Can anyone suggest me the approach for solving the above problem.
We can solve this question using standard DP approach plus some optimization. Let us define dp[x] as true if x can be written as sum and false if cannot.
So pseudo-code for this problem is
**for x = 1 ; x< maxLimit ; x++
dp[x] = false
for i = 0 ; i < n ; i++
dp[x] = dp[x] | dp[x-arr[i]]
**
Here | is logical OR. And arr is array of values which can be used to generate sum.
Now you can handle any queries in O(1).
But problem here is above pseudo-code runs for O(N^2).
But now we will use some optimization here.
First optimization is that for solving dp[x] we will only use that values from array which are less than equal to x.
Second optimization is that we will preprocess the array of values such that there is no value in the array that can be written as sum of other values in the array. That is we will remove the redundant entries from the array. This will make the array small.

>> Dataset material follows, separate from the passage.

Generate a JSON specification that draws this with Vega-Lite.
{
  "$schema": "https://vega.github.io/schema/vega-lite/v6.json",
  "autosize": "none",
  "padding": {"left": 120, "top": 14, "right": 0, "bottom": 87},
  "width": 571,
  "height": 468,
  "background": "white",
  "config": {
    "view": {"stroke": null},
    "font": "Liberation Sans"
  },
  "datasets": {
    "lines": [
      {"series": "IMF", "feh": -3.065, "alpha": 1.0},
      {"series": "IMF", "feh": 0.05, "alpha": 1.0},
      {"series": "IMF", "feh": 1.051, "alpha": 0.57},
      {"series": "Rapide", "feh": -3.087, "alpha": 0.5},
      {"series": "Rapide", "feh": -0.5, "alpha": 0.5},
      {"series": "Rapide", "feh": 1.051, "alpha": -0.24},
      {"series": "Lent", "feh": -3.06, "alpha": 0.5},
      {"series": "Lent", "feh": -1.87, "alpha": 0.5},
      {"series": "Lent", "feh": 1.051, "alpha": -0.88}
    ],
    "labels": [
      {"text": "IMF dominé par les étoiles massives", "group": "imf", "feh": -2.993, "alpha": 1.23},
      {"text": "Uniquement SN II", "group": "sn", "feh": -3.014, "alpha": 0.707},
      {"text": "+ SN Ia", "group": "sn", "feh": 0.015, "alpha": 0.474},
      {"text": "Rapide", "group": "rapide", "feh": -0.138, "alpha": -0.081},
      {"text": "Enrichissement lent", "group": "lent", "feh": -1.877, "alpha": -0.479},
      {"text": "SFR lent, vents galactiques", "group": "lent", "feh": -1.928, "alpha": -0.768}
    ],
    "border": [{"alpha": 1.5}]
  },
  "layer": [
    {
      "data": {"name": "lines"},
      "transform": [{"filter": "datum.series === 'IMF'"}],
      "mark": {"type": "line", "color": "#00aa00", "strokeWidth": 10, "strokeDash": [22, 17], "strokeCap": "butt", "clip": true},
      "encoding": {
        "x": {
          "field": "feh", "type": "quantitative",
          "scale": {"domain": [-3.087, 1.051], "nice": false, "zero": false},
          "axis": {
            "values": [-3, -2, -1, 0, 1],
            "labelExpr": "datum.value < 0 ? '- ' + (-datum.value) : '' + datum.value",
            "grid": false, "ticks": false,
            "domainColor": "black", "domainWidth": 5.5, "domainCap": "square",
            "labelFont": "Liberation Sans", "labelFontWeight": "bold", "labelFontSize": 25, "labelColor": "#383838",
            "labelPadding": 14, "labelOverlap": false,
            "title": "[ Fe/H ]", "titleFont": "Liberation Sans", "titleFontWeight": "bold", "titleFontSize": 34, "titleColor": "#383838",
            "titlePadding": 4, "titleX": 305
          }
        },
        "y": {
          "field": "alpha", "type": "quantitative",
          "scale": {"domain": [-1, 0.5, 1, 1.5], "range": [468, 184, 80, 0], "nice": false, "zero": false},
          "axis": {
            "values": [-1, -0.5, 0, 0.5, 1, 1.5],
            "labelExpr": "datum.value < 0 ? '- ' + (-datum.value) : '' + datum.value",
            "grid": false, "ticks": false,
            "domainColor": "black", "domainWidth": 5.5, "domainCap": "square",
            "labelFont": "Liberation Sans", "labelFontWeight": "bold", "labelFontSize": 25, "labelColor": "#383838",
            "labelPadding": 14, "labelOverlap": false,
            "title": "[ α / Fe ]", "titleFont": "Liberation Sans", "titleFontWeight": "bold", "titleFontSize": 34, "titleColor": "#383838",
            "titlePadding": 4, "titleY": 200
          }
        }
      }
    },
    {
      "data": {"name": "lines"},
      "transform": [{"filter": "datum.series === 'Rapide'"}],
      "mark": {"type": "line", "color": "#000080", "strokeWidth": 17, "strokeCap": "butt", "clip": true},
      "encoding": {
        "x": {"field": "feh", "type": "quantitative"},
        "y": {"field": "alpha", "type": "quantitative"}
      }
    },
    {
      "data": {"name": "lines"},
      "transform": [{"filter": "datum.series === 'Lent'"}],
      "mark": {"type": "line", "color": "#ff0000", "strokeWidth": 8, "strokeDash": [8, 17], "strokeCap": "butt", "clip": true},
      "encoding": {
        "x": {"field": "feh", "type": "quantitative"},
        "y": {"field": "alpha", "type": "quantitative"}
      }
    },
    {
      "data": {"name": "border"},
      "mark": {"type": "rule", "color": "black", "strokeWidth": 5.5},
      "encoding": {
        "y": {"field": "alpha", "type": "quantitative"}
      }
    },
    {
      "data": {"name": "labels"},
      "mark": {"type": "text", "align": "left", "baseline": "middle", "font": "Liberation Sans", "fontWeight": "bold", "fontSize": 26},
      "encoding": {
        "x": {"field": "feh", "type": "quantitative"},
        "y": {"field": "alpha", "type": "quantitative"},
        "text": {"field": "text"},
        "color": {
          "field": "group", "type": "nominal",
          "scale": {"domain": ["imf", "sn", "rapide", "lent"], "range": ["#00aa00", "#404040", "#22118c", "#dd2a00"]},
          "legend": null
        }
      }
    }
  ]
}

Thus based on this two optimizations, I was able to solve the problem.
My solution : Link
2 Likes
You can approch the question in the following way Maybe:
arrange the allowed numbers in assending order and then take up the smallest number among them. then try writing the querry as the sum of the smallest number. If you cant do it then there must be remainder. Eg: let N = 4 , K = 2 ,let the allowed numbers be 2 and 3 , let the querry to be handeled be 7 . Now according to the method suggested we need to break 7 in sum of 2 hence it may be written as 2+2+2+1. now from the right side look if the last no. is one of the allowed number. If not then add it to the 2nd last no. and then check if the new number is in an allowed no. if not the add the last 3 no. and check…and hence forth.
if you get the orignal number again impyling that you have added all the numbers then the answer is no!